• **Set exercise**
Skip all pictures, then copy the lines from the start of the data through the line with "(l7) at (128,505.6)", keeping both ends.
___
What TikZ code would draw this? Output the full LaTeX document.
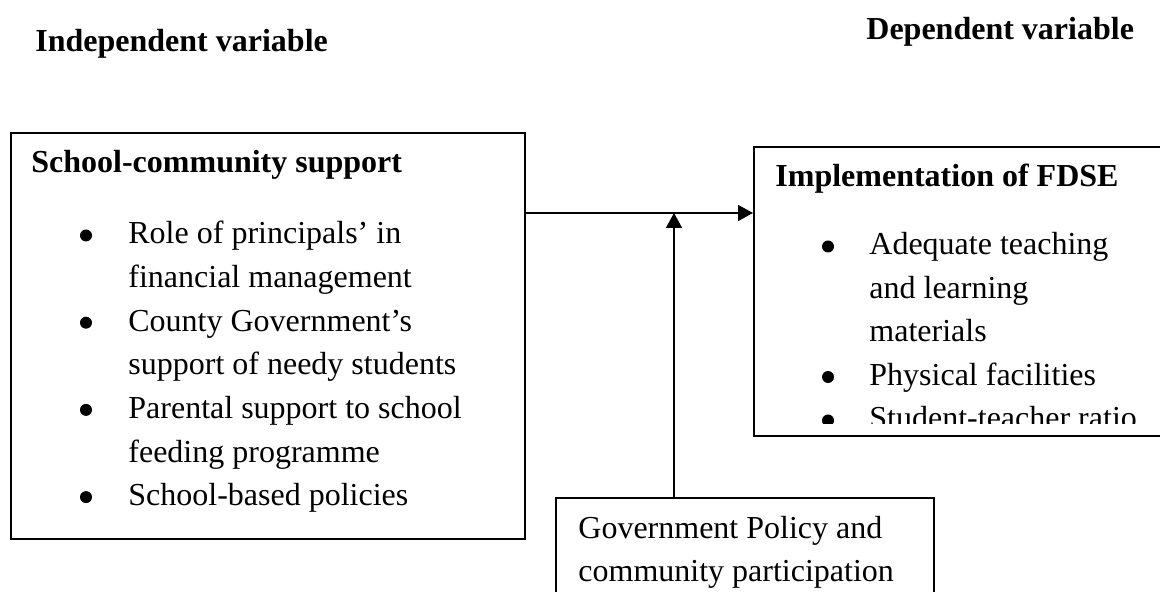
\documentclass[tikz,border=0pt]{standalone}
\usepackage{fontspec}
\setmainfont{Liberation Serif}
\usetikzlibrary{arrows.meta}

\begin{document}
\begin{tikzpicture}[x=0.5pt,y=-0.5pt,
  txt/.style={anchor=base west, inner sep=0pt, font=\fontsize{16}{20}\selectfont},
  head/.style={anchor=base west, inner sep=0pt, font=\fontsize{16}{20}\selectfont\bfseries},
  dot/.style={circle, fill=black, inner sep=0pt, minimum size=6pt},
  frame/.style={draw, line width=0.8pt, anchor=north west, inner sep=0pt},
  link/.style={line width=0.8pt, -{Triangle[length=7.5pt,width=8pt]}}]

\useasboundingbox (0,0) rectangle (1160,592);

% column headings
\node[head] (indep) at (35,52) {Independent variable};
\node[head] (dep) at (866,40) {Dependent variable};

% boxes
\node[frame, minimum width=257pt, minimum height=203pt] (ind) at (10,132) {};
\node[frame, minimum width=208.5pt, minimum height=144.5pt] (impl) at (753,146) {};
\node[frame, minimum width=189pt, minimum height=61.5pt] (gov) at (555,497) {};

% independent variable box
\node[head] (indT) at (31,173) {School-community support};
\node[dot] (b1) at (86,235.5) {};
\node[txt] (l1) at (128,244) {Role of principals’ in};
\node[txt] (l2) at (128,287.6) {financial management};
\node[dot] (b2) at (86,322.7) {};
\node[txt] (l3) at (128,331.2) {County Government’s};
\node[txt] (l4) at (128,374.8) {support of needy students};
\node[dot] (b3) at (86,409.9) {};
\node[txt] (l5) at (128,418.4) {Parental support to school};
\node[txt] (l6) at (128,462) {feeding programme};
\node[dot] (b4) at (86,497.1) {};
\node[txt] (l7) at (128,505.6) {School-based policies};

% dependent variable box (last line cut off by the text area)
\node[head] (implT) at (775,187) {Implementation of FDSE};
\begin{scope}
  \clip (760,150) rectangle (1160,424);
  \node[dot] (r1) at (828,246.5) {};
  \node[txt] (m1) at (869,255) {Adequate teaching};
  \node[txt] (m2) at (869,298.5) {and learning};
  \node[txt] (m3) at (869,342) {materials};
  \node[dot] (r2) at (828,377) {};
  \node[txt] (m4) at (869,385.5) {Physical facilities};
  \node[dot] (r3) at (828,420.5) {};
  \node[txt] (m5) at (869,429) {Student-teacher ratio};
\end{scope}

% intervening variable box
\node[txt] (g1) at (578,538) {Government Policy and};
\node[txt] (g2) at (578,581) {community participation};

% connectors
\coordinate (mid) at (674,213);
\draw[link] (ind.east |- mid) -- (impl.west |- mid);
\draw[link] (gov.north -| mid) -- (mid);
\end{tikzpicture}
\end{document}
___
• **Output of the exercise**
What TikZ code would draw this? Output the full LaTeX document.
\documentclass[tikz,border=0pt]{standalone}
\usepackage{fontspec}
\setmainfont{Liberation Serif}
\usetikzlibrary{arrows.meta}

\begin{document}
\begin{tikzpicture}[x=0.5pt,y=-0.5pt,
  txt/.style={anchor=base west, inner sep=0pt, font=\fontsize{16}{20}\selectfont},
  head/.style={anchor=base west, inner sep=0pt, font=\fontsize{16}{20}\selectfont\bfseries},
  dot/.style={circle, fill=black, inner sep=0pt, minimum size=6pt},
  frame/.style={draw, line width=0.8pt, anchor=north west, inner sep=0pt},
  link/.style={line width=0.8pt, -{Triangle[length=7.5pt,width=8pt]}}]

\useasboundingbox (0,0) rectangle (1160,592);

% column headings
\node[head] (indep) at (35,52) {Independent variable};
\node[head] (dep) at (866,40) {Dependent variable};

% boxes
\node[frame, minimum width=257pt, minimum height=203pt] (ind) at (10,132) {};
\node[frame, minimum width=208.5pt, minimum height=144.5pt] (impl) at (753,146) {};
\node[frame, minimum width=189pt, minimum height=61.5pt] (gov) at (555,497) {};

% independent variable box
\node[head] (indT) at (31,173) {School-community support};
\node[dot] (b1) at (86,235.5) {};
\node[txt] (l1) at (128,244) {Role of principals’ in};
\node[txt] (l2) at (128,287.6) {financial management};
\node[dot] (b2) at (86,322.7) {};
\node[txt] (l3) at (128,331.2) {County Government’s};
\node[txt] (l4) at (128,374.8) {support of needy students};
\node[dot] (b3) at (86,409.9) {};
\node[txt] (l5) at (128,418.4) {Parental support to school};
\node[txt] (l6) at (128,462) {feeding programme};
\node[dot] (b4) at (86,497.1) {};
\node[txt] (l7) at (128,505.6) {School-based policies};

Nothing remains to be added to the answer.